### Records with drawing code
□ □ □ □
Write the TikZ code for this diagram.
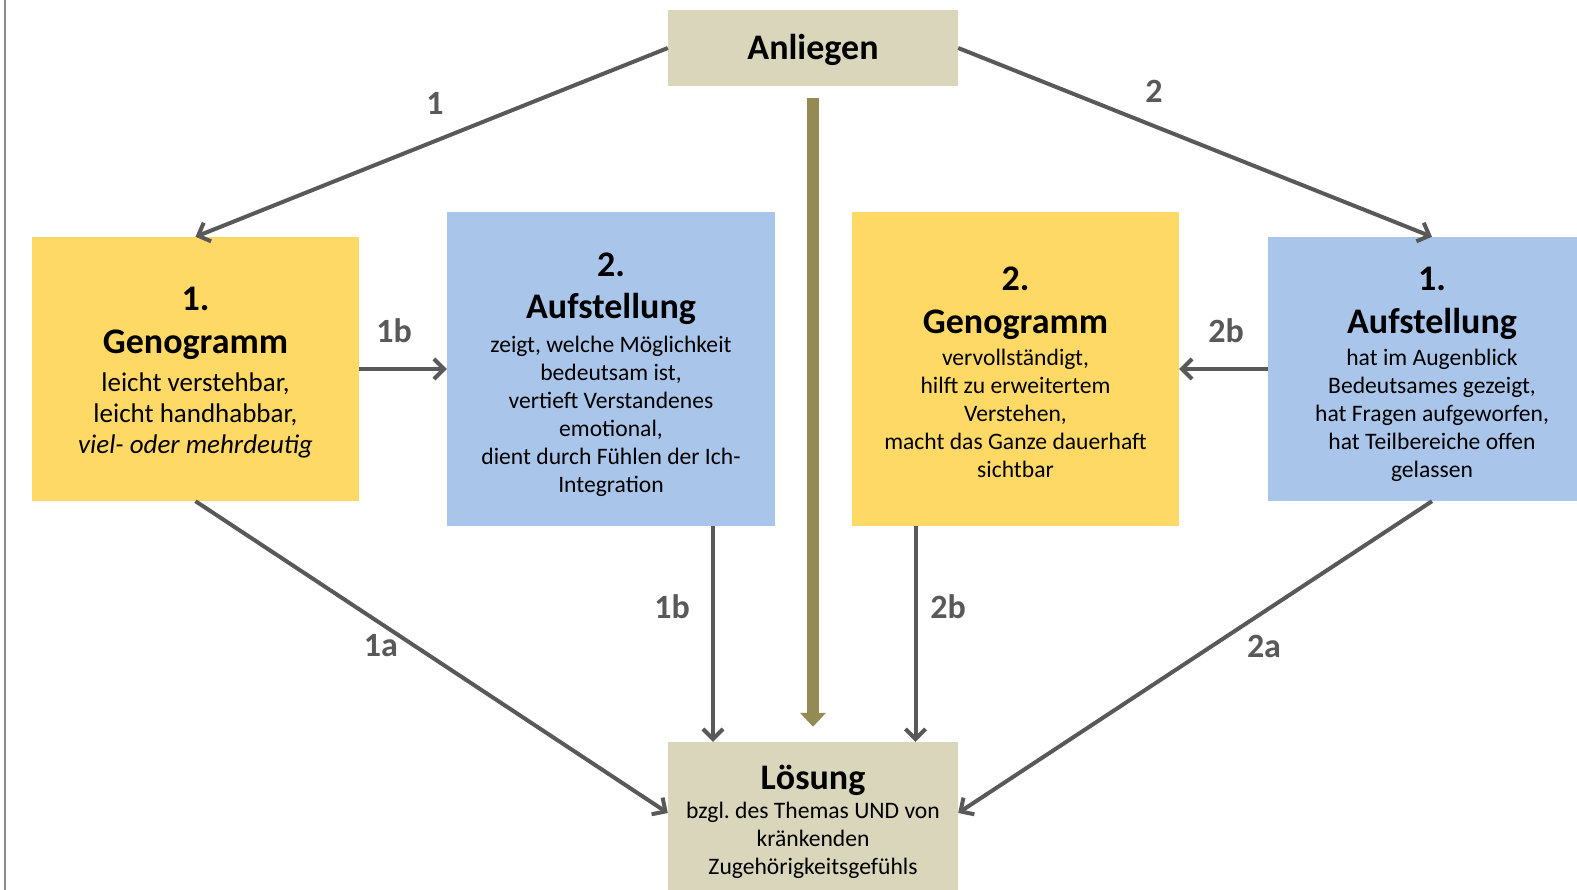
\documentclass[tikz,border=0pt]{standalone}
\usepackage{fontspec}
\setmainfont{Carlito}
\usetikzlibrary{arrows.meta}
\definecolor{boxyellow}{HTML}{FFD966}
\definecolor{boxblue}{HTML}{A9C6EA}
\definecolor{boxtan}{HTML}{DAD6BB}
\definecolor{olivearrow}{HTML}{948A54}
\definecolor{arrowgray}{HTML}{595959}
\definecolor{framegray}{HTML}{8C8C8C}
\newcommand{\ttlfont}{\fontsize{36}{42}\selectfont\bfseries}
\frenchspacing
\begin{document}
\begin{tikzpicture}[x=1pt,y=-1pt,
  box/.style={rectangle, inner sep=0pt},
  boxtext/.style={inner sep=0pt, align=center, text=black, font=\fontsize{23.6}{28}\selectfont},
  yellowbox/.style={box, fill=boxyellow},
  bluebox/.style={box, fill=boxblue},
  tanbox/.style={box, fill=boxtan},
  conn/.style={draw=arrowgray, line width=4pt, -{Straight Barb[length=10pt,width=20pt]}},
  bigarrow/.style={draw=olivearrow, line width=12pt, -{Triangle[length=14pt,width=25pt]}},
  lbl/.style={inner sep=0pt, text=arrowgray, font=\fontsize{34}{40}\selectfont\bfseries},
]
\useasboundingbox (0,0) rectangle (1577,890);
\clip (0,0) rectangle (1577,890);
\fill[white] (0,0) rectangle (1577,890);
\draw[framegray, line width=2pt] (5,0) -- (5,890);

% boxes
\node[tanbox, minimum width=290pt, minimum height=76pt] (anl) at (813,48) {};
\node[yellowbox, minimum width=327pt, minimum height=264pt] (g1) at (195.5,369) {};
\node[bluebox, minimum width=328pt, minimum height=314pt] (a2) at (611,369) {};
\node[yellowbox, minimum width=327pt, minimum height=314pt] (g2) at (1015.5,369) {};
\node[bluebox, minimum width=328pt, minimum height=264pt] (a1) at (1432,369) {};
\node[tanbox, minimum width=290pt, minimum height=160pt] (loe) at (813,822) {};

% box texts
\node[boxtext] (anlt) at ([yshift=-2pt]anl.center) {{\ttlfont Anliegen}};
\node[boxtext, font=\fontsize{27}{31}\selectfont] (g1t) at ([yshift=-4pt]g1.center)
  {{\ttlfont 1.}\\[12pt]{\ttlfont Genogramm}\\[7pt]leicht verstehbar,\\leicht handhabbar,\\\textit{viel- oder mehrdeutig}};
\node[boxtext] (a2t) at ([yshift=-5.5pt]a2.center)
  {{\ttlfont 2.}\\[14pt]{\ttlfont Aufstellung}\\[5.5pt]zeigt, welche Möglichkeit\\bedeutsam ist,\\vertieft Verstandenes\\emotional,\\dient durch Fühlen der Ich-\\Integration};
\node[boxtext] (g2t) at ([yshift=-3pt]g2.center)
  {{\ttlfont 2.}\\[15pt]{\ttlfont Genogramm}\\[4pt]vervollständigt,\\hilft zu erweitertem\\Verstehen,\\macht das Ganze dauerhaft\\sichtbar};
\node[boxtext] (a1t) at ([yshift=-5.5pt]a1.center)
  {{\ttlfont 1.}\\[15pt]{\ttlfont Aufstellung}\\[4.5pt]hat im Augenblick\\Bedeutsames gezeigt,\\hat Fragen aufgeworfen,\\hat Teilbereiche offen\\gelassen};
\node[boxtext] (loet) at ([yshift=0.5pt]loe.center)
  {{\ttlfont Lösung}\\[1pt]bzgl. des Themas UND von\\kränkenden\\Zugehörigkeitsgefühls};

% connectors
\draw[bigarrow, shorten <=12pt, shorten >=15pt] (anl.south) -- (loe.north);
\draw[conn] (anl.west) -- (g1.north);
\draw[conn] (anl.east) -- (a1.north);
\draw[conn] (g1.east) -- (a2.west);
\draw[conn] (a1.west) -- (g2.east);
\draw[conn] (g1.south) -- ([yshift=9pt]loe.west);
\draw[conn] (a1.south) -- ([yshift=9pt]loe.east);
\draw[conn] ([xshift=102pt]a2.south) -- ([xshift=102pt]a2.south |- loe.north);
\draw[conn] ([xshift=-100pt]g2.south) -- ([xshift=-100pt]g2.south |- loe.north);

% labels
\node[lbl] (l1) at (435,103) {1};
\node[lbl] (l2) at (1154,91) {2};
\node[lbl] (l1b) at (394,331) {1b};
\node[lbl] (l2b) at (1226,331) {2b};
\node[lbl] (l1a) at (381,646) {1a};
\node[lbl] (l2a) at (1264,646) {2a};
\node[lbl] (l1bd) at (672,607) {1b};
\node[lbl] (l2bd) at (948,607) {2b};
\end{tikzpicture}
\end{document}
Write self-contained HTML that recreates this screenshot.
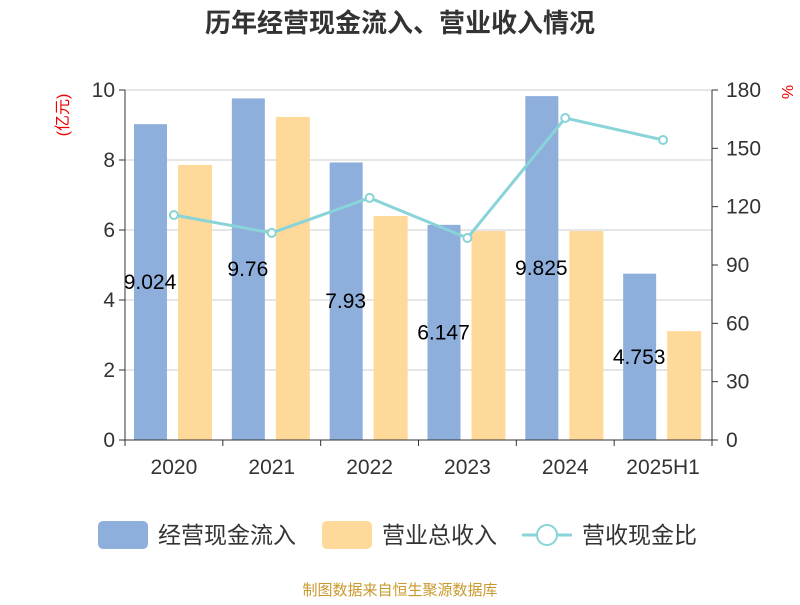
<!DOCTYPE html>
<html><head><meta charset="utf-8"><style>
body{margin:0;background:#fff;}
svg text{font-family:"Liberation Sans","Noto Sans CJK SC",sans-serif;}
</style></head><body>
<svg id="c" width="800" height="600" xmlns="http://www.w3.org/2000/svg"></svg>
<script>
const categories=["2020","2021","2022","2023","2024","2025H1"];
const cashIn=[9.024,9.76,7.93,6.147,9.825,4.753];
const cashLabels=["9.024","9.76","7.93","6.147","9.825","4.753"];
const revenue=[7.86,9.23,6.4,5.97,5.97,3.11];
const ratio=[115.7,106.5,124.5,103.9,165.6,154.3];
const leftTicks=[0,2,4,6,8,10];
const rightTicks=[0,30,60,90,120,150,180];

const svg=document.getElementById('c');
const NS='http://www.w3.org/2000/svg';
function mk(tag,attrs,name,parent){const e=document.createElementNS(NS,tag);for(const k in attrs)e.setAttribute(k,attrs[k]);


(parent||svg).appendChild(e);return e;}
const X0=125,X1=712,Y0=440,Y1=90;
const cw=(X1-X0)/categories.length;
const yL=v=>Y0-(v/10)*(Y0-Y1);
const yR=v=>Y0-(v/180)*(Y0-Y1);
const cx=i=>X0+cw*i;

let t=mk('text',{x:400,y:32,'text-anchor':'middle','font-size':26,'font-weight':'bold',fill:'#333'},'chart-title');t.textContent='历年经营现金流入、营业收入情况';
leftTicks.forEach(v=>{
 mk('line',{x1:X0,x2:X1,y1:yL(v),y2:yL(v),stroke:'#ccc','stroke-width':1},'gridline');
 mk('line',{x1:X0-6,x2:X0,y1:yL(v),y2:yL(v),stroke:'#333'},'left-tick');
 const s=mk('text',{x:X0-10,y:yL(v)+7,'text-anchor':'end','font-size':21,fill:'#333'},'left-tick-label');s.textContent=v;
});
rightTicks.forEach(v=>{
 mk('line',{x1:X1,x2:X1+6,y1:yR(v),y2:yR(v),stroke:'#333'},'right-tick');
 const s=mk('text',{x:X1+14,y:yR(v)+7,'font-size':21,fill:'#333'},'right-tick-label');s.textContent=v;
});
t=mk('text',{x:68,y:115,'font-size':16,fill:'#e00','text-anchor':'middle',transform:'rotate(-90 68 115)'},'left-axis-unit');t.textContent='(亿元)';
t=mk('text',{x:782,y:92,'font-size':16,fill:'#e00','text-anchor':'middle',transform:'rotate(90 782 92)'},'right-axis-unit');t.textContent='%';
categories.forEach((c,i)=>{
 const b=cx(i);
 mk('rect',{x:b+9,y:yL(cashIn[i]),width:33,height:Y0-yL(cashIn[i]),fill:'#8eaedb'},'cash-in-bar');
 mk('rect',{x:b+53,y:yL(revenue[i]),width:34,height:Y0-yL(revenue[i]),fill:'#ffd999'},'revenue-bar');
 const s=mk('text',{x:b+25,y:(yL(cashIn[i])+Y0)/2+7,'text-anchor':'middle','font-size':21,fill:'#000'},'cash-in-value-label');s.textContent=cashLabels[i];
 const l=mk('text',{x:b+cw/2,y:474,'text-anchor':'middle','font-size':21,fill:'#333'},'x-tick-label');l.textContent=c;
});
mk('line',{x1:X0,x2:X0,y1:Y1,y2:Y0,stroke:'#333'},'left-axis');
mk('line',{x1:X1,x2:X1,y1:Y1,y2:Y0,stroke:'#333'},'right-axis');
mk('line',{x1:X0,x2:X1,y1:Y0,y2:Y0,stroke:'#333'},'x-axis');
for(let i=0;i<=categories.length;i++)mk('line',{x1:cx(i),x2:cx(i),y1:Y0,y2:Y0+6,stroke:'#333'},'x-tick');
mk('polyline',{points:ratio.map((v,i)=>(cx(i)+cw/2)+','+yR(v)).join(' '),fill:'none',stroke:'#88d4d8','stroke-width':3},'ratio-line');
ratio.forEach((v,i)=>mk('circle',{cx:cx(i)+cw/2,cy:yR(v),r:4,fill:'#fff',stroke:'#88d4d8','stroke-width':2},'ratio-point'));
// legend
mk('rect',{x:98,y:521,width:50,height:28,rx:5,fill:'#8eaedb'},'legend-cash-in-swatch');
t=mk('text',{x:158,y:543,'font-size':23,fill:'#333'},'legend-cash-in');t.textContent='经营现金流入';
mk('rect',{x:322,y:521,width:50,height:28,rx:5,fill:'#ffd999'},'legend-revenue-swatch');
t=mk('text',{x:382,y:543,'font-size':23,fill:'#333'},'legend-revenue');t.textContent='营业总收入';
mk('line',{x1:522,x2:572,y1:535,y2:535,stroke:'#88d4d8','stroke-width':3},'legend-ratio-line');
mk('circle',{cx:547,cy:535,r:10,fill:'#fff',stroke:'#88d4d8','stroke-width':2},'legend-ratio-marker');
t=mk('text',{x:582,y:543,'font-size':23,fill:'#333'},'legend-ratio');t.textContent='营收现金比';
t=mk('text',{x:400,y:595,'text-anchor':'middle','font-size':15,fill:'#c9992e'},'source-footer');t.textContent='制图数据来自恒生聚源数据库';
</script>
</body></html>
□ □ □ □
### EXERCISE REQUIREMENTS
Look above for the line with "Write self-contained HTML" and copy exactly from it through the line with "const cx=i=>X0+cw*i;", both included. Omit the pictures.

### TASK RESULT
Write self-contained HTML that recreates this screenshot.
<!DOCTYPE html>
<html><head><meta charset="utf-8"><style>
body{margin:0;background:#fff;}
svg text{font-family:"Liberation Sans","Noto Sans CJK SC",sans-serif;}
</style></head><body>
<svg id="c" width="800" height="600" xmlns="http://www.w3.org/2000/svg"></svg>
<script>
const categories=["2020","2021","2022","2023","2024","2025H1"];
const cashIn=[9.024,9.76,7.93,6.147,9.825,4.753];
const cashLabels=["9.024","9.76","7.93","6.147","9.825","4.753"];
const revenue=[7.86,9.23,6.4,5.97,5.97,3.11];
const ratio=[115.7,106.5,124.5,103.9,165.6,154.3];
const leftTicks=[0,2,4,6,8,10];
const rightTicks=[0,30,60,90,120,150,180];

const svg=document.getElementById('c');
const NS='http://www.w3.org/2000/svg';
function mk(tag,attrs,name,parent){const e=document.createElementNS(NS,tag);for(const k in attrs)e.setAttribute(k,attrs[k]);


(parent||svg).appendChild(e);return e;}
const X0=125,X1=712,Y0=440,Y1=90;
const cw=(X1-X0)/categories.length;
const yL=v=>Y0-(v/10)*(Y0-Y1);
const yR=v=>Y0-(v/180)*(Y0-Y1);
const cx=i=>X0+cw*i;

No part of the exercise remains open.